Would a 2024 Trump nomination work out for the GOP? He won before and might again. It may be hard to imagine the country would want more Trump after eight unrelenting years, but 2020’s outcome was pretty close when you consider the apocalyptic incompetence Trump demonstrated during the pandemic. But win or lose, the party would only be more enmeshed with the Trump brand.

But what if Trump loses the nomination? Here’s where we can measure the precise sharpness of horns of the GOP’s dilemma. Does anyone believe that Donald Trump will be a gracious loser? That he’d bow out and support the nominee who bested him? This is a guy who denounced both the Republican primaries and general election 2016—both of which he won—as “rigged.” He has a consistent playbook to which he has stuck since well before he pointed a lynch mob at his own vice president. Trump will likely start the “rigged” drumbeat well before he loses the nomination.
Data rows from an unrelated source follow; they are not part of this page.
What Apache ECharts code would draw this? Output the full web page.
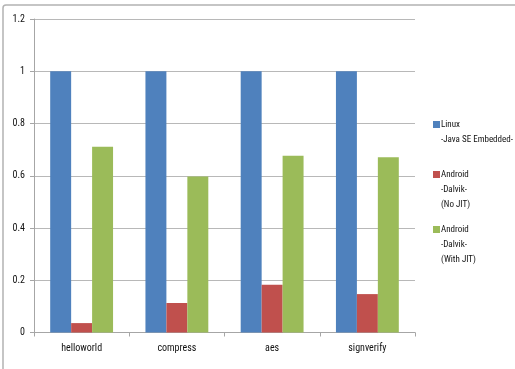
<!DOCTYPE html>
<html>
<head>
<meta charset="utf-8">
<script src="https://cdn.jsdelivr.net/npm/echarts@6/dist/echarts.min.js"></script>
<style>
  html, body { margin: 0; padding: 0; background: #ffffff; }
  #chart { width: 515px; height: 369px; }
</style>
</head>
<body>
<div id="chart"></div>
<script>
// Benchmarks (x axis)
const categories = ['helloworld', 'compress', 'aes', 'signverify'];

// Relative execution time per runtime
const linuxJavaSE = [1, 1, 1, 1];
const dalvikNoJit = [0.036, 0.113, 0.183, 0.147];
const dalvikWithJit = [0.711, 0.597, 0.677, 0.671];

// Series names and the lines shown for each in the legend
const seriesNames = ['Linux -Java SE Embedded-', 'Android -Dalvik- (No JIT)', 'Android -Dalvik- (With JIT)'];
const legendLines = [
  ['Linux', '-Java SE Embedded-'],
  ['Android', '-Dalvik-', '(No JIT)'],
  ['Android', '-Dalvik-', '(With JIT)']
];
const seriesValues = [linuxJavaSE, dalvikNoJit, dalvikWithJit];
const colors = ['#4f81bd', '#c0504d', '#9bbb59'];

const font = '"Roboto Condensed", "Liberation Sans", sans-serif';
const lineH = 15;
// vertical centre of each legend entry's first line
const legendFirstLineY = [124.5, 174.5, 229.5];

const chart = echarts.init(document.getElementById('chart'), null, { renderer: 'canvas' });

// Each legend entry is its own component; blank lines above keep the swatch beside the first line
const legends = seriesNames.map((name, i) => {
  const lines = legendLines[i];
  const pad = Array(lines.length - 1).fill(' ');
  const total = pad.length + lines.length;
  return {
    orient: 'vertical',
    left: 433,
    top: legendFirstLineY[i] - (total * lineH) / 2,
    padding: 0,
    itemWidth: 7,
    itemHeight: 7,
    itemGap: 0,
    icon: 'rect',
    selectedMode: false,
    data: [name],
    formatter: () => pad.concat(lines).join('\n'),
    textStyle: { fontFamily: font, fontSize: 9, color: '#111', lineHeight: lineH, padding: [0, 0, 0, -4] }
  };
});

chart.setOption({
  animation: false,
  color: colors,
  grid: { left: 34, right: 100, top: 19, bottom: 36.5, containLabel: false },
  legend: legends,
  graphic: [{
    type: 'rect',
    shape: { x: 3, y: 5, width: 700, height: 600, r: 3 },
    style: { fill: 'none', stroke: '#b3b3b3', lineWidth: 1.5 },
    silent: true
  }],
  xAxis: {
    type: 'category',
    data: categories,
    axisLine: { lineStyle: { color: '#a6a6a6', width: 1 } },
    axisTick: { show: true, alignWithLabel: false, length: 4, lineStyle: { color: '#a6a6a6' } },
    axisLabel: { fontFamily: font, fontSize: 10, color: '#111', margin: 11 }
  },
  yAxis: {
    type: 'value',
    min: 0,
    max: 1.2,
    interval: 0.2,
    axisLine: { show: true, lineStyle: { color: '#a6a6a6', width: 1 } },
    axisTick: { show: true, length: 4, lineStyle: { color: '#a6a6a6' } },
    axisLabel: {
      fontFamily: font, fontSize: 10, color: '#111', margin: 9,
      formatter: v => String(Math.round(v * 10) / 10)
    },
    splitLine: { lineStyle: { color: '#b8b8b8', width: 1 } }
  },
  series: seriesNames.map((name, i) => ({
    name: name,
    type: 'bar',
    data: seriesValues[i],
    barGap: '0%',
    barCategoryGap: '34%',
    itemStyle: { color: colors[i] }
  }))
});
</script>
</body>
</html>
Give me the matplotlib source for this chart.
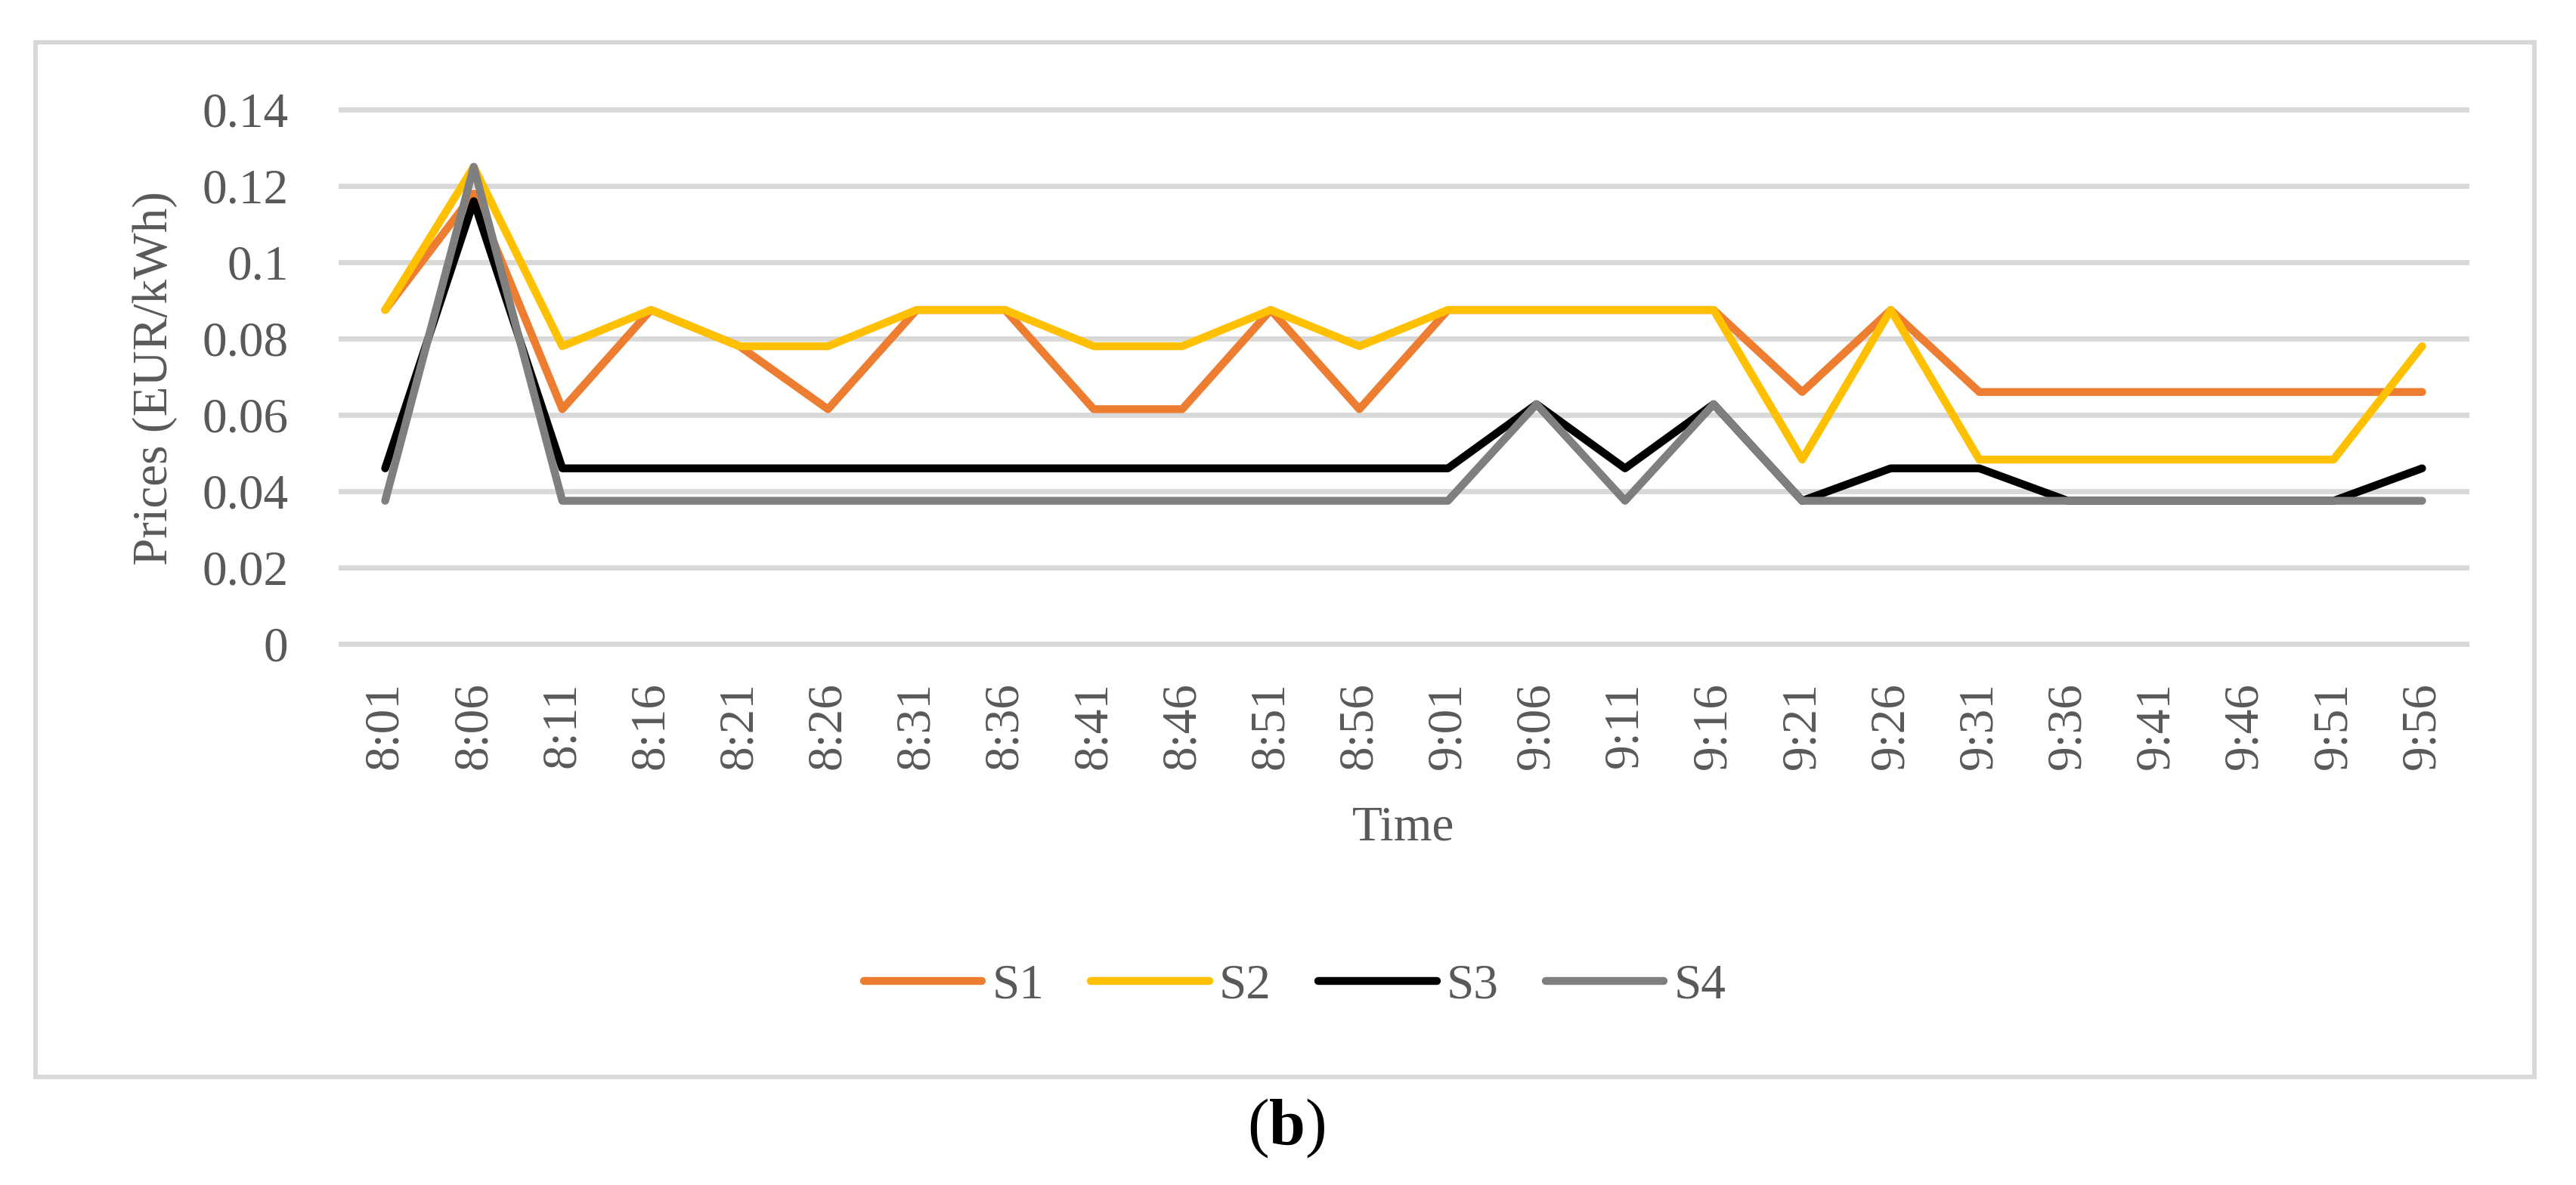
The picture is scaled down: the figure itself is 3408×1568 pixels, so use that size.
import matplotlib
matplotlib.use("Agg")
import matplotlib.pyplot as plt
from matplotlib.patches import Rectangle

# ---- data ----
times = ["8:01", "8:06", "8:11", "8:16", "8:21", "8:26", "8:31", "8:36",
         "8:41", "8:46", "8:51", "8:56", "9:01", "9:06", "9:11", "9:16",
         "9:21", "9:26", "9:31", "9:36", "9:41", "9:46", "9:51", "9:56"]

s1 = [0.0875, 0.118, 0.0615, 0.0875, 0.078, 0.0615, 0.0875, 0.0875,
      0.0615, 0.0615, 0.0875, 0.0615, 0.0875, 0.0875, 0.0875, 0.0875,
      0.066, 0.0875, 0.066, 0.066, 0.066, 0.066, 0.066, 0.066]
s2 = [0.0875, 0.125, 0.078, 0.0875, 0.078, 0.078, 0.0875, 0.0875,
      0.078, 0.078, 0.0875, 0.078, 0.0875, 0.0875, 0.0875, 0.0875,
      0.0483, 0.0875, 0.0483, 0.0483, 0.0483, 0.0483, 0.0483, 0.078]
s3 = [0.046, 0.116, 0.046, 0.046, 0.046, 0.046, 0.046, 0.046,
      0.046, 0.046, 0.046, 0.046, 0.046, 0.0628, 0.046, 0.0628,
      0.0375, 0.046, 0.046, 0.0375, 0.0375, 0.0375, 0.0375, 0.046]
s4 = [0.0375, 0.125, 0.0375, 0.0375, 0.0375, 0.0375, 0.0375, 0.0375,
      0.0375, 0.0375, 0.0375, 0.0375, 0.0375, 0.0628, 0.0375, 0.0628,
      0.0375, 0.0375, 0.0375, 0.0375, 0.0375, 0.0375, 0.0375, 0.0375]

series_names = ["S1", "S2", "S3", "S4"]
series_colors = ["#ED7D31", "#FFC000", "#000000", "#7F7F7F"]

yticks = [0, 0.02, 0.04, 0.06, 0.08, 0.10, 0.12, 0.14]
ytick_labels = ["0", "0.02", "0.04", "0.06", "0.08", "0.1", "0.12", "0.14"]

y_label = "Prices (EUR/kWh)"
x_label = "Time"

# ---- styling ----
plt.rcParams['font.family'] = ['Liberation Serif', 'DejaVu Serif']
plt.rcParams['mathtext.fontset'] = 'custom'
plt.rcParams['mathtext.rm'] = 'Liberation Serif'
plt.rcParams['mathtext.bf'] = 'Liberation Serif:bold'

W, H = 3408, 1568
fig = plt.figure(figsize=(W / 100, H / 100), dpi=100)


def fx(px):
    return px / W


def fy(py):
    return 1 - py / H


TXT = "#595959"
GRID = "#D9D9D9"
FS = 47

ax = fig.add_axes([fx(451), fy(852), fx(3263) - fx(451), fy(145) - fy(852)])
x = list(range(len(times)))
for vals, name, c in zip([s1, s2, s3, s4], series_names, series_colors):
    ax.plot(x, vals, color=c, lw=7.5, label=name,
            solid_joinstyle='round', solid_capstyle='round', zorder=3)

ax.set_xlim(-0.5, len(times) - 0.5)
ax.set_ylim(0, 0.14)
ax.set_yticks(yticks)
ax.set_yticklabels(ytick_labels)
ax.set_xticks(x)
ax.set_xticklabels(times, rotation=90)
ax.tick_params(axis='both', length=0, labelsize=FS, labelcolor=TXT)
ax.tick_params(axis='y', pad=50)
ax.tick_params(axis='x', pad=36)
for yv in yticks:
    ax.axhline(yv, color=GRID, lw=5, zorder=1, clip_on=False)
for s in ax.spines.values():
    s.set_visible(False)

fig.text(fx(205), fy(500), y_label, rotation=90, ha='center', va='center',
         fontsize=FS, color=TXT)
fig.text(fx(1857), fy(1111), x_label, ha='center', va='baseline',
         fontsize=FS, color=TXT)

handles, labels = ax.get_legend_handles_labels()
fig.legend(handles, labels, loc='center', bbox_to_anchor=(fx(1713), fy(1305)),
           ncol=4, frameon=False, fontsize=FS, handlelength=2.4,
           handletextpad=0.2, columnspacing=0.95, labelcolor=TXT)

fig.add_artist(Rectangle((fx(47), fy(1425)), fx(3353) - fx(47), fy(56) - fy(1425),
                         transform=fig.transFigure, fill=False, ec=GRID, lw=4.3))

fig.text(fx(1702), fy(1514), r"($\mathbf{b}$)", ha='center', va='baseline',
         fontsize=62, color='black')

fig.savefig("out.png", dpi=100, facecolor='white')
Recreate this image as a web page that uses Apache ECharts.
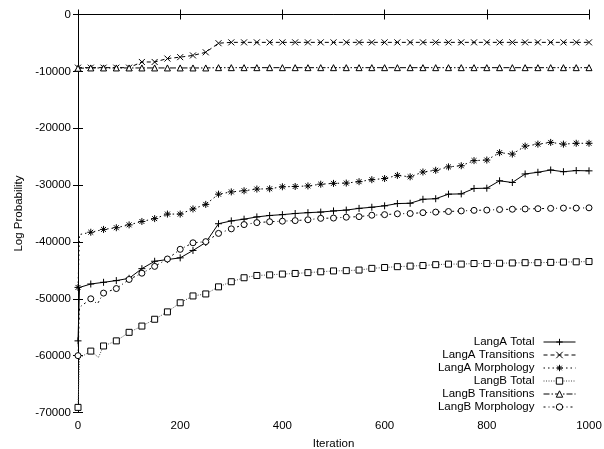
<!DOCTYPE html>
<html><head><meta charset="utf-8">
<script src="https://cdn.jsdelivr.net/npm/echarts@6/dist/echarts.min.js"></script>
<style>html,body{margin:0;padding:0;background:#fff}#c{width:604px;height:449px}</style>
</head><body><div id="c"></div>
<script>
// Iterations at which markers are drawn (every 25)
const iters = [0,25,50,75,100,125,150,175,200,225,250,275,300,325,350,375,400,425,450,475,500,525,550,575,600,625,650,675,700,725,750,775,800,825,850,875,900,925,950,975,1000];

const langATotal = [-57400,-47400,-47100,-46800,-46400,-44700,-43400,-43100,-42800,-41500,-40100,-36800,-36300,-36000,-35600,-35350,-35200,-35000,-34850,-34750,-34550,-34400,-34100,-33900,-33650,-33250,-33200,-32500,-32400,-31600,-31550,-30600,-30550,-29250,-29550,-28050,-27750,-27350,-27650,-27450,-27500];
const langATrans = [-9350,-9350,-9350,-9350,-9350,-8350,-8350,-7750,-7500,-7200,-6650,-5050,-4900,-4900,-4900,-4900,-4900,-4900,-4900,-4900,-4900,-4900,-4900,-4900,-4900,-4900,-4900,-4900,-4900,-4900,-4900,-4900,-4900,-4900,-4900,-4900,-4900,-4900,-4900,-4900,-4900];
const langAMorph = [-48000,-38300,-37800,-37500,-37000,-36400,-35900,-35100,-35100,-34200,-33400,-31600,-31200,-31000,-30700,-30650,-30300,-30250,-30150,-29850,-29700,-29650,-29400,-29050,-28850,-28300,-28550,-27700,-27400,-26800,-26600,-25700,-25600,-24300,-24550,-23150,-22800,-22500,-22800,-22650,-22650];
const langBTotal = [-69100,-59200,-58300,-57400,-55900,-54800,-53600,-52300,-50700,-49500,-49150,-47900,-47000,-46300,-45900,-45800,-45650,-45550,-45400,-45250,-45100,-45050,-44950,-44650,-44500,-44350,-44250,-44150,-44000,-43900,-43900,-43800,-43800,-43750,-43700,-43650,-43650,-43600,-43550,-43500,-43450];
const langBTrans = [-9450,-9400,-9400,-9400,-9400,-9400,-9400,-9400,-9400,-9400,-9400,-9350,-9350,-9350,-9350,-9350,-9350,-9350,-9350,-9350,-9350,-9350,-9350,-9350,-9350,-9350,-9350,-9350,-9350,-9350,-9350,-9350,-9350,-9350,-9350,-9350,-9350,-9350,-9350,-9350,-9350];
const langBMorph = [-60000,-50000,-49000,-48200,-46600,-45500,-44300,-43000,-41300,-40150,-39950,-38500,-37700,-36950,-36600,-36450,-36350,-36250,-36100,-35850,-35800,-35650,-35550,-35300,-35200,-35050,-35000,-34850,-34750,-34650,-34550,-34450,-34400,-34300,-34250,-34200,-34150,-34100,-34050,-34050,-34000];

// Extra unmarked points (early jump just after iteration 0)
const langATotalExtraX = [3];   const langATotalExtraY = [-48000];
const langAMorphExtraX = [3];   const langAMorphExtraY = [-38700];
const langBTotalExtraX = [3,40]; const langBTotalExtraY = [-60400,-60300];
const langBMorphExtraX = [3,38]; const langBMorphExtraY = [-51500,-50900];

const names = ['LangA Total','LangA Transitions','LangA Morphology','LangB Total','LangB Transitions','LangB Morphology'];
const yTicks = {min:-70000, max:0, interval:10000};
const xTicks = {min:0, max:1000, interval:200};

const FONT = 'Liberation Sans, Arial, Helvetica, sans-serif';
const SYM_PLUS = 'path://M0,5L10,5M5,0L5,10';
const SYM_CROSS = 'path://M0,0L10,10M10,0L0,10';
const SYM_STAR = 'path://M0,5L10,5M5,0L5,10M1.5,1.5L8.5,8.5M8.5,1.5L1.5,8.5';

function mk(name, vals, ex, ey, symbol, size, fill, lineType, lineColor) {
  const pts = iters.map((x, i) => ({value: [x, vals[i]]}));
  (ex || []).forEach((x, i) => pts.push({value: [x, ey[i]], symbol: 'none'}));
  pts.sort((a, b) => a.value[0] - b.value[0]);
  return {
    name, type: 'line', data: pts, symbol, symbolSize: size,
    animation: false, xAxisIndex: 0, yAxisIndex: 0,
    lineStyle: {color: lineColor, width: 1, type: lineType},
    itemStyle: {color: fill, borderColor: '#000', borderWidth: 1},
    emphasis: {disabled: true}
  };
}

const axisCommon = {
  axisLine: {show: true, lineStyle: {color: '#000', width: 1}},
  axisTick: {show: true, inside: true, length: 5, lineStyle: {color: '#000'}},
  splitLine: {show: false},
  axisLabel: {color: '#000', fontSize: 11.5, fontFamily: FONT, margin: 7, formatter: v => String(v)}
};

const chart = echarts.init(document.getElementById('c'), null, {renderer: 'canvas'});
chart.setOption({
  backgroundColor: '#fff',
  animation: false,
  grid: {left: 78, right: 15, top: 14.5, bottom: 36.5, containLabel: false, outerBoundsMode: 'none'},
  xAxis: [
    Object.assign({}, axisCommon, {type: 'value', position: 'bottom', min: xTicks.min, max: xTicks.max, interval: xTicks.interval,
      name: 'Iteration', nameLocation: 'middle', nameGap: 25, nameMoveOverlap: false,
      nameTextStyle: {color: '#000', fontSize: 11.5, fontFamily: FONT}}),
    Object.assign({}, axisCommon, {type: 'value', position: 'top', min: xTicks.min, max: xTicks.max, interval: xTicks.interval,
      axisLabel: {show: false}})
  ],
  yAxis: [
    Object.assign({}, axisCommon, {type: 'value', position: 'left', min: yTicks.min, max: yTicks.max, interval: yTicks.interval,
      name: 'Log Probability', nameLocation: 'middle', nameGap: 53, nameMoveOverlap: false,
      nameTextStyle: {color: '#000', fontSize: 11.5, fontFamily: FONT}}),
    Object.assign({}, axisCommon, {type: 'value', position: 'right', min: yTicks.min, max: yTicks.max, interval: yTicks.interval,
      axisLabel: {show: false}})
  ],
  legend: {
    orient: 'vertical', right: 23, top: 331, align: 'right',
    itemWidth: 32, itemHeight: 8, itemGap: 1, selectedMode: false,
    lineStyle: {width: 1},
    itemStyle: {borderWidth: 1},
    textStyle: {fontSize: 11.5, fontFamily: FONT, color: '#000', lineHeight: 11.7, padding: [0, 4, 0, 0]},
    data: names
  },
  series: [
    mk(names[0], langATotal, langATotalExtraX, langATotalExtraY, SYM_PLUS, 7, '#000', 'solid', '#000'),
    mk(names[1], langATrans, null, null, SYM_CROSS, 6, '#000', [4, 3], '#000'),
    mk(names[2], langAMorph, langAMorphExtraX, langAMorphExtraY, SYM_STAR, 7, '#000', [1.5, 3], '#000'),
    mk(names[3], langBTotal, langBTotalExtraX, langBTotalExtraY, 'rect', 6, '#fff', [1, 1.5], '#444'),
    mk(names[4], langBTrans, null, null, 'triangle', 6, '#fff', [6, 2, 1.5, 2], '#000'),
    mk(names[5], langBMorph, langBMorphExtraX, langBMorphExtraY, 'circle', 6, '#fff', [2, 3, 1, 3], '#000')
  ]
});
</script></body></html>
It won’t end there. Part of Trump’s longevity stems from his connection with the GOP base (his political human shields). But it also derives from his psychopathic narcissism. Many of the rules of politics just don’t apply to Trump, because they rely on baseline levels of honesty, integrity, loyalty … hell, even shame—what he seems to view as sucker qualities. Ordinary politicians admit when they lose, express contrition when caught in a lie, and behave accordingly. Donald just keeps implacably Trumping along, spewing his mendacity and conspiracy theories. The crooked establishment is always somehow depriving him—and America!—of another glorious victory.

It’s impossible to envisage Trump losing a GOP presidential primary without also imagining that he would immediately either launch a third-party run or command his supporters to boycott the general election—or both. Given the polarized nature of the country, he probably wouldn’t need many voters to comply; just a few percent in some key states might doom Trump’s would-be successor. Would violence, perhaps at the 2024 GOP convention, be out of the question? This is a guy who riled up a mob and aimed it at his own vice president and then happily watched it rampage. And got away with it, because these same Republicans forgave it.

He was willing to sell the country out to retain his power—does anyone believe that he’d hesitate to sell out the GOP? No, this would be Trump as Khan at the end of Star Trek II, battered, burnt, bleeding—and vengeful: “You can’t get away. From Hell’s heart, I stab at thee! For hate’s sake I spit my last breath at thee!” (The key differences would be that Trump wouldn’t quote Melville and the GOP wouldn’t be able to warp away to safety.)

Trump could also get indicted. Serious question: Do GOP rules preclude someone from running for office if under indictment or incarcerated? Part of the reason he has announced is because he thinks it will shield him from the investigations he’s facing. He’ll denounce any attempt to bring him to justice as political persecution, and his followers will eat it up. It would probably rally the GOP establishment, such as it is, to the Trump banner.

And who knows? Perhaps Trump will fail thanks to the intervention of some deus ex machina. This is the “underpants gnomes” scenario: Step one: Trump announces; step two: ???; step three: Trump drops out. Maybe his health will force him to leave both the race and the stage. Maybe he’ll have a complete change in personality. Maybe you shouldn’t bet on either outcome. One theory that has endured these many years is that they (whoever they are) will make him an offer he can’t refuse—perhaps an escape from prosecution in exchange for a quiet exit. But what could anyone offer him that he couldn’t achieve himself once back in the Oval Office?

But if there’s one constant, it’s the lack of a good scenario for the GOP. Win, lose, or draw, the party is going to need a substantial amount of time to unwind itself from the Faustian bargain it made in 2015—and there’s every reason to suspect that this is a concern it’ll endeavor to avoid rather than confront. Trump is a parasite so enmeshed with its host that it can neither be safely removed nor left intact. He is a human political suicide pact from which the Republican Party cannot presently escape.